WHAT IS REQUIRED:
Leave out the pictures and set down exactly the lines from the start of the listing through the one with "import matplotlib.pyplot as plt", both included.

____________________

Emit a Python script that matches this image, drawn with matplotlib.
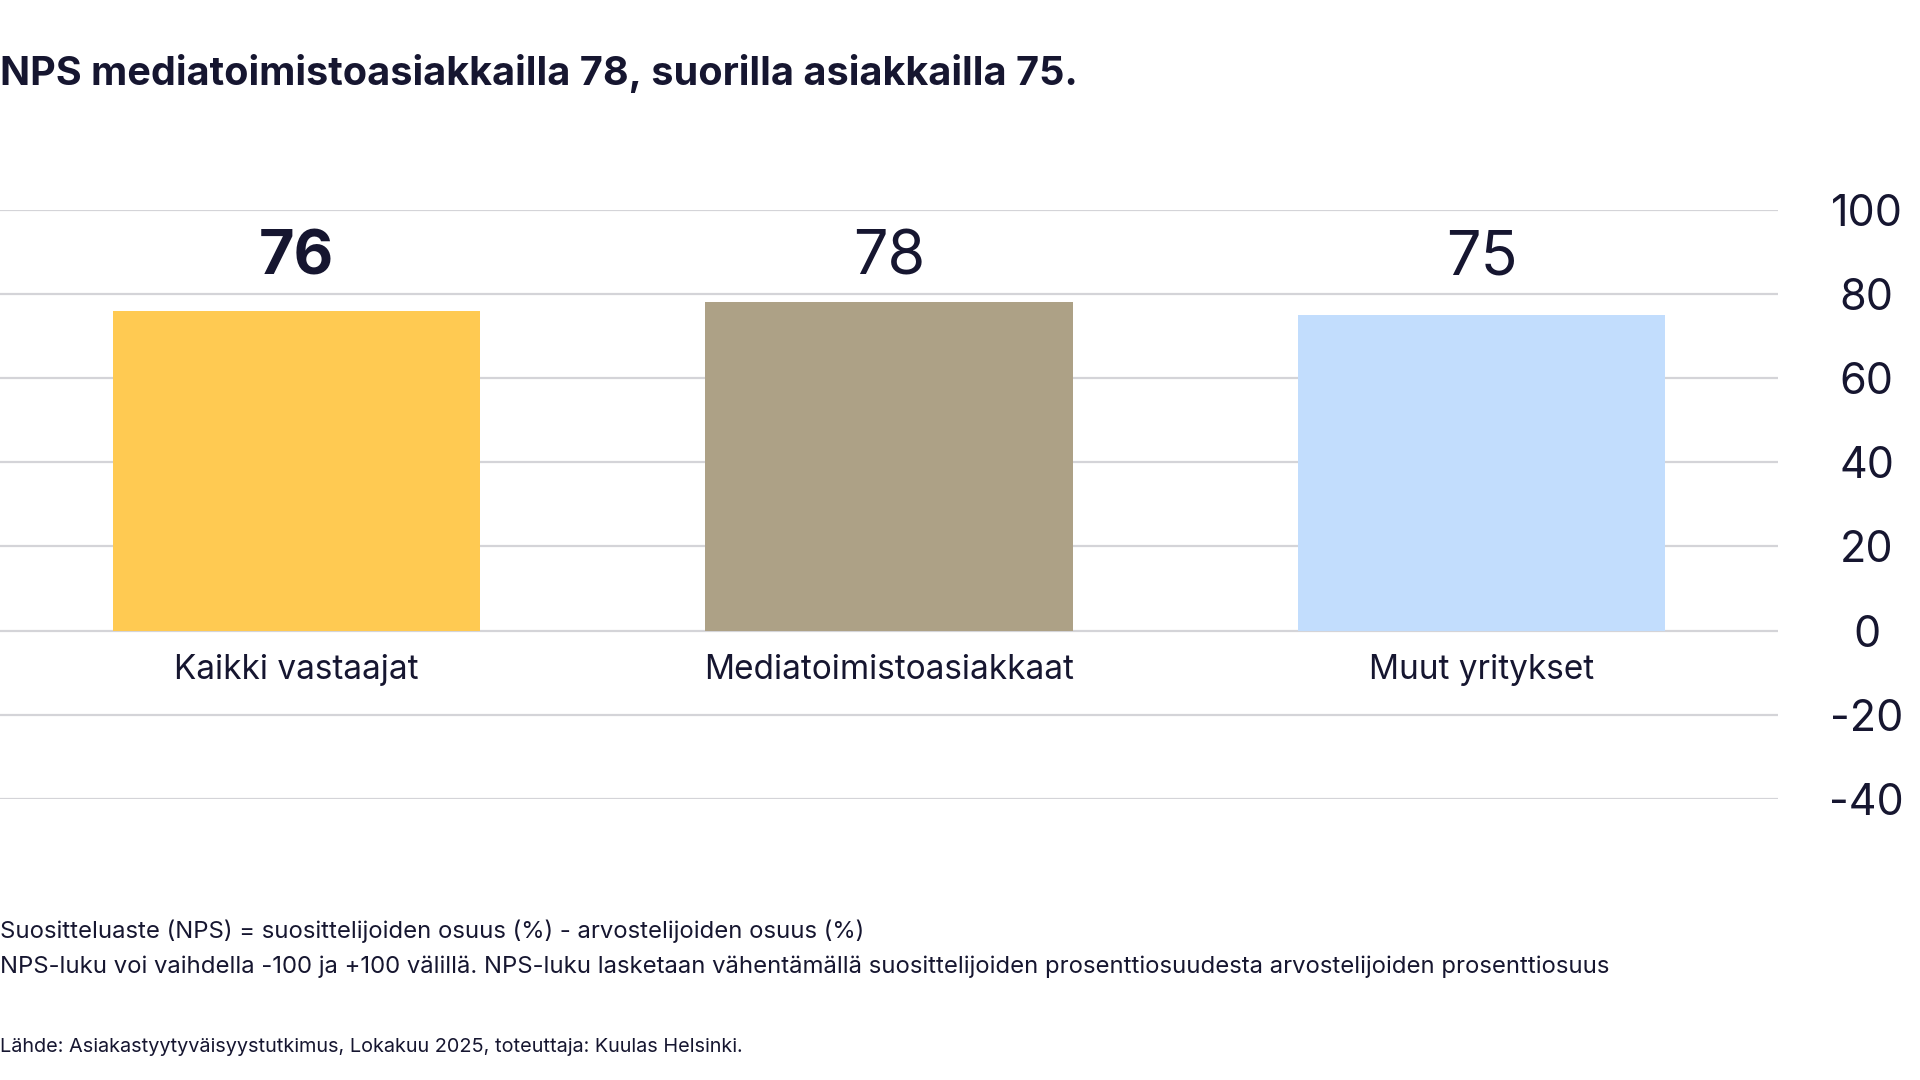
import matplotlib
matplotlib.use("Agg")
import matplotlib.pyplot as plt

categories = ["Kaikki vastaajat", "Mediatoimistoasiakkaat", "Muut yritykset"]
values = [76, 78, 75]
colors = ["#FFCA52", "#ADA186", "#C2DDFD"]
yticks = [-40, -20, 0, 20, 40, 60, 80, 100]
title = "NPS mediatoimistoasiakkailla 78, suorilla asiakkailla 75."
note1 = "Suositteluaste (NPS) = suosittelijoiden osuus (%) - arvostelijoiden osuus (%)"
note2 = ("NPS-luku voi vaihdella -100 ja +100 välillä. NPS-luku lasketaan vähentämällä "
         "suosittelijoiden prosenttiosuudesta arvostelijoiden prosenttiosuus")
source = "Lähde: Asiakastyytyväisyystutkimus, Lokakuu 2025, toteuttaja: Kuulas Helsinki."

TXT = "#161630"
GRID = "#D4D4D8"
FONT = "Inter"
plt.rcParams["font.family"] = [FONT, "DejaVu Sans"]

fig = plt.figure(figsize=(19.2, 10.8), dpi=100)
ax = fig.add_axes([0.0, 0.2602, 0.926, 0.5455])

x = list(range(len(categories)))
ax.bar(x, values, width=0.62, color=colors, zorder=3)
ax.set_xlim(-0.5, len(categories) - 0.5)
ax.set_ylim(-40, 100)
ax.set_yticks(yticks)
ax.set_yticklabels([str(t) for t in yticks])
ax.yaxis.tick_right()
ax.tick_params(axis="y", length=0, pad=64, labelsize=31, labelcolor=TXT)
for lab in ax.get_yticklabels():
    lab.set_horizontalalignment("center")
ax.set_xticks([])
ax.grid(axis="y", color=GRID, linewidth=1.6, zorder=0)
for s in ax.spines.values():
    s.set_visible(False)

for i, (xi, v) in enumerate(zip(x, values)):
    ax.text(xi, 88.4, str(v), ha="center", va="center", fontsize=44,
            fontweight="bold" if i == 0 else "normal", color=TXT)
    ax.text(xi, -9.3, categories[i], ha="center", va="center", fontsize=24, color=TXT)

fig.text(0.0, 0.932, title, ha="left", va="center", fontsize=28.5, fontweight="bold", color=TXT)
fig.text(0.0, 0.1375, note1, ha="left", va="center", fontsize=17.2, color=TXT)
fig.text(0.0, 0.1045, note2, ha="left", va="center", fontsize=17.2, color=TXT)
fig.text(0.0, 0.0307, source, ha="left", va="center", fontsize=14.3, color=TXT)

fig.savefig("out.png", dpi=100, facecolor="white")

____________________

RESULT:
Emit a Python script that matches this image, drawn with matplotlib.
import matplotlib
matplotlib.use("Agg")
import matplotlib.pyplot as plt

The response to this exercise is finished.